GOAL OF THE EXERCISE:
Restate each line of the listing exactly, without carrying over any pictures.

DATA PROVIDED:
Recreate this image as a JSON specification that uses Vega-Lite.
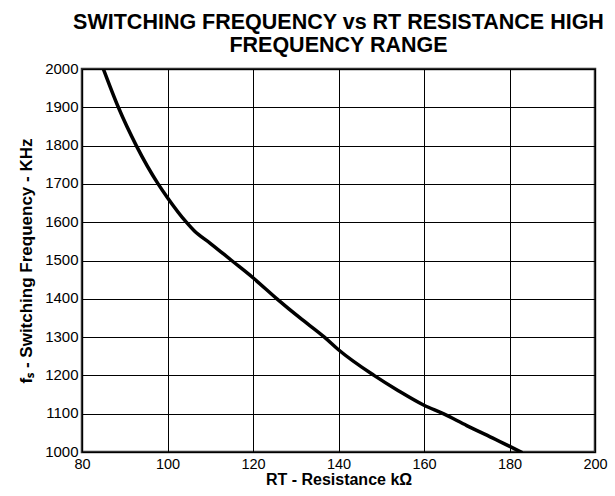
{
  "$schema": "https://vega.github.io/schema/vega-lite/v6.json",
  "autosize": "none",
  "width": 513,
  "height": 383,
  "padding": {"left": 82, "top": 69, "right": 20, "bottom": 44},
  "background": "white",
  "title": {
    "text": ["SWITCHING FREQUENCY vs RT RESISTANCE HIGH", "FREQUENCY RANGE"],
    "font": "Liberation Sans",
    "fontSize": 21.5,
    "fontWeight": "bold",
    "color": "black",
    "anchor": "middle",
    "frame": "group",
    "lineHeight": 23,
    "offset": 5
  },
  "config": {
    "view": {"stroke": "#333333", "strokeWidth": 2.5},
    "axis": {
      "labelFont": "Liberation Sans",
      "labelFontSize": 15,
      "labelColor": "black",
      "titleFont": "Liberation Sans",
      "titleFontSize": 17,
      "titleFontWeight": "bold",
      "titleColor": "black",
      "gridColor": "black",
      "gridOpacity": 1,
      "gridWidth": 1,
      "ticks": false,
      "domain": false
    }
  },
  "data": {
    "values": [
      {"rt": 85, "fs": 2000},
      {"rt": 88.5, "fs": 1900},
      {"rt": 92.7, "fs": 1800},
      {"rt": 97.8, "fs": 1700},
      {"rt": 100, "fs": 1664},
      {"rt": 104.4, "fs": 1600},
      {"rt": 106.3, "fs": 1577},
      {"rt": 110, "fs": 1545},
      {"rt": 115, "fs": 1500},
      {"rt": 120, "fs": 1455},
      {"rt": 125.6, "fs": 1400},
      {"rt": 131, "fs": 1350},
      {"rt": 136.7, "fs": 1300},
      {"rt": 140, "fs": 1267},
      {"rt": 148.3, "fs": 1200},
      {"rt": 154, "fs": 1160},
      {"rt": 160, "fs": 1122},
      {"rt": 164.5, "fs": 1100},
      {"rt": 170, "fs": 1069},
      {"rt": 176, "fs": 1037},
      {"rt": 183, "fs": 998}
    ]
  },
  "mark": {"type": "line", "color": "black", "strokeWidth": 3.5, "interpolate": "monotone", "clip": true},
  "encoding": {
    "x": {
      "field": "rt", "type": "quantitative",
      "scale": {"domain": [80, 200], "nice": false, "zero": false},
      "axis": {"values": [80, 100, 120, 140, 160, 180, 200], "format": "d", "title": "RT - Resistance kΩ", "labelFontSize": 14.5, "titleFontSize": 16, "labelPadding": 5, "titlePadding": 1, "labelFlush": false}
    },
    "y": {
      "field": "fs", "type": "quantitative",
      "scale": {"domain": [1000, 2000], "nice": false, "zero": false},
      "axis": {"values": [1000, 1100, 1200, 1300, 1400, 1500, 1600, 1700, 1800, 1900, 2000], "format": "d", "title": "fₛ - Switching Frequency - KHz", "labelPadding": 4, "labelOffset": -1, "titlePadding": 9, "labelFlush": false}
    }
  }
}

RESULT BELOW:
Recreate this image as a JSON specification that uses Vega-Lite.
{
  "$schema": "https://vega.github.io/schema/vega-lite/v6.json",
  "autosize": "none",
  "width": 513,
  "height": 383,
  "padding": {"left": 82, "top": 69, "right": 20, "bottom": 44},
  "background": "white",
  "title": {
    "text": ["SWITCHING FREQUENCY vs RT RESISTANCE HIGH", "FREQUENCY RANGE"],
    "font": "Liberation Sans",
    "fontSize": 21.5,
    "fontWeight": "bold",
    "color": "black",
    "anchor": "middle",
    "frame": "group",
    "lineHeight": 23,
    "offset": 5
  },
  "config": {
    "view": {"stroke": "#333333", "strokeWidth": 2.5},
    "axis": {
      "labelFont": "Liberation Sans",
      "labelFontSize": 15,
      "labelColor": "black",
      "titleFont": "Liberation Sans",
      "titleFontSize": 17,
      "titleFontWeight": "bold",
      "titleColor": "black",
      "gridColor": "black",
      "gridOpacity": 1,
      "gridWidth": 1,
      "ticks": false,
      "domain": false
    }
  },
  "data": {
    "values": [
      {"rt": 85, "fs": 2000},
      {"rt": 88.5, "fs": 1900},
      {"rt": 92.7, "fs": 1800},
      {"rt": 97.8, "fs": 1700},
      {"rt": 100, "fs": 1664},
      {"rt": 104.4, "fs": 1600},
      {"rt": 106.3, "fs": 1577},
      {"rt": 110, "fs": 1545},
      {"rt": 115, "fs": 1500},
      {"rt": 120, "fs": 1455},
      {"rt": 125.6, "fs": 1400},
      {"rt": 131, "fs": 1350},
      {"rt": 136.7, "fs": 1300},
      {"rt": 140, "fs": 1267},
      {"rt": 148.3, "fs": 1200},
      {"rt": 154, "fs": 1160},
      {"rt": 160, "fs": 1122},
      {"rt": 164.5, "fs": 1100},
      {"rt": 170, "fs": 1069},
      {"rt": 176, "fs": 1037},
      {"rt": 183, "fs": 998}
    ]
  },
  "mark": {"type": "line", "color": "black", "strokeWidth": 3.5, "interpolate": "monotone", "clip": true},
  "encoding": {
    "x": {
      "field": "rt", "type": "quantitative",
      "scale": {"domain": [80, 200], "nice": false, "zero": false},
      "axis": {"values": [80, 100, 120, 140, 160, 180, 200], "format": "d", "title": "RT - Resistance kΩ", "labelFontSize": 14.5, "titleFontSize": 16, "labelPadding": 5, "titlePadding": 1, "labelFlush": false}
    },
    "y": {
      "field": "fs", "type": "quantitative",
      "scale": {"domain": [1000, 2000], "nice": false, "zero": false},
      "axis": {"values": [1000, 1100, 1200, 1300, 1400, 1500, 1600, 1700, 1800, 1900, 2000], "format": "d", "title": "fₛ - Switching Frequency - KHz", "labelPadding": 4, "labelOffset": -1, "titlePadding": 9, "labelFlush": false}
    }
  }
}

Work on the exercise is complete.